▶ REQUIREMENT
Up to and including the line with "import seaborn as sns", write out the listing from its first line, minus the pictures.

▶ TASK DATA
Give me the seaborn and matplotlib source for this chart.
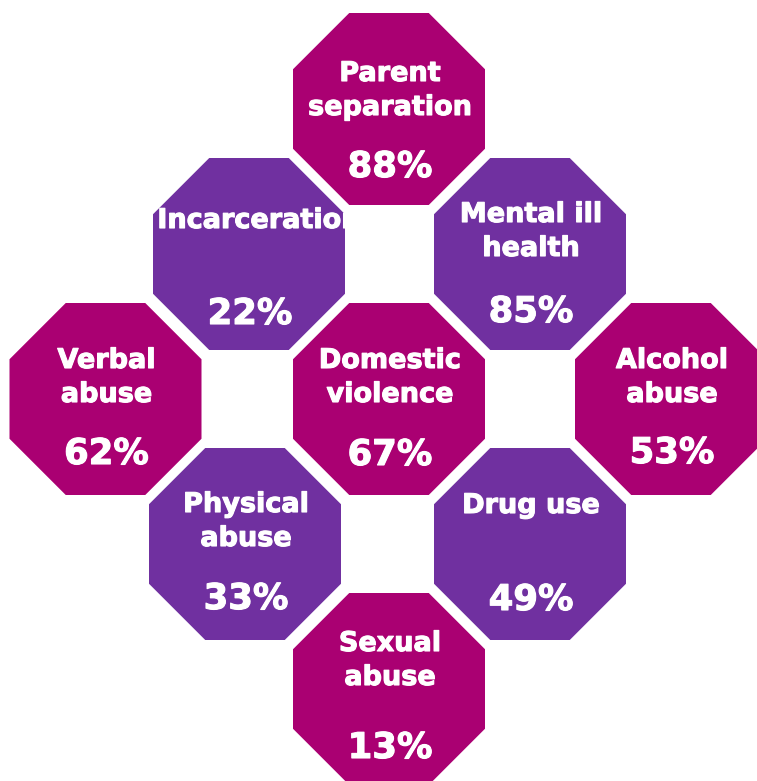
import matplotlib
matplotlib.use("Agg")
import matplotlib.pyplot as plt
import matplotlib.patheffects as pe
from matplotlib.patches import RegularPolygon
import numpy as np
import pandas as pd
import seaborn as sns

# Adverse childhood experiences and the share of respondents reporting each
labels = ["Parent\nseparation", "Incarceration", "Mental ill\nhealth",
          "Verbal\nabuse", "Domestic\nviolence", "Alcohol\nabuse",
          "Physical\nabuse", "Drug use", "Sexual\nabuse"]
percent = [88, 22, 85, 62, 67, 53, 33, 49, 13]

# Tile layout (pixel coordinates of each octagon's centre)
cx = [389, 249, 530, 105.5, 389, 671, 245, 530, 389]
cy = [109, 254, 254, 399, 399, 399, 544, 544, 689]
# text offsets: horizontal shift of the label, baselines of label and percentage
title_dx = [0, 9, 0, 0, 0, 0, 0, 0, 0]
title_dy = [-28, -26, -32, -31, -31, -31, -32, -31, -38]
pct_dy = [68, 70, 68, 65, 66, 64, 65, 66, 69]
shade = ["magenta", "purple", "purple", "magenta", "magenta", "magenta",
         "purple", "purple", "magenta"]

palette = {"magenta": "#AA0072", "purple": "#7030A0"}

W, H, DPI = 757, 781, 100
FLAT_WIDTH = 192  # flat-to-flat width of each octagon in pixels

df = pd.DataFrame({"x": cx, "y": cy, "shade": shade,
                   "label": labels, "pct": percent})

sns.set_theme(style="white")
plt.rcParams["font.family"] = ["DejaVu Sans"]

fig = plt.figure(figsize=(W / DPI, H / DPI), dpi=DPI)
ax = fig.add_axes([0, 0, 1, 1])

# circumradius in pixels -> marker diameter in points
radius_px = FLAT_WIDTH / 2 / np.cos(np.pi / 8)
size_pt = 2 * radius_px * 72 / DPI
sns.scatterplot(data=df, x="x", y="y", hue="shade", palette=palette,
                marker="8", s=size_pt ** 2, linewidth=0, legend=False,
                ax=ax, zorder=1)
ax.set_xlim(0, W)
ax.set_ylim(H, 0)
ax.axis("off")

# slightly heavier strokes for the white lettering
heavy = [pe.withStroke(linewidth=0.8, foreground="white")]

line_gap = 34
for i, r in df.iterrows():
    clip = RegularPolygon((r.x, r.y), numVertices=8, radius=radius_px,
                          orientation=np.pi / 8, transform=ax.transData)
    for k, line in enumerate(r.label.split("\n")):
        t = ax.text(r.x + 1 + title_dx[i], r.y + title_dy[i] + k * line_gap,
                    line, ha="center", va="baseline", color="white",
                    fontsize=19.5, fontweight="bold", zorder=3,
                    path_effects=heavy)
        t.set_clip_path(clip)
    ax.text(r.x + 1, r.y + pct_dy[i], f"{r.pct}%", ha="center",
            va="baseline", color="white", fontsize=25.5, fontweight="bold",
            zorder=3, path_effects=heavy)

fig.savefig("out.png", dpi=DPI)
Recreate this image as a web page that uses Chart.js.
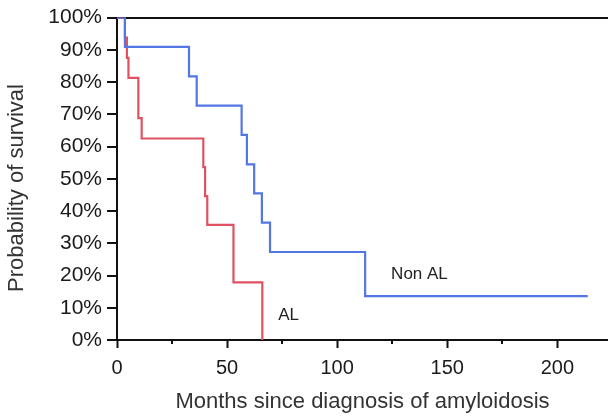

▶ PROBLEM SOLUTION
Give me the seaborn and matplotlib source for this chart.
import matplotlib
matplotlib.use("Agg")
import matplotlib.pyplot as plt
import matplotlib.patheffects as pe
from matplotlib.patches import RegularPolygon
import numpy as np
import pandas as pd
import seaborn as sns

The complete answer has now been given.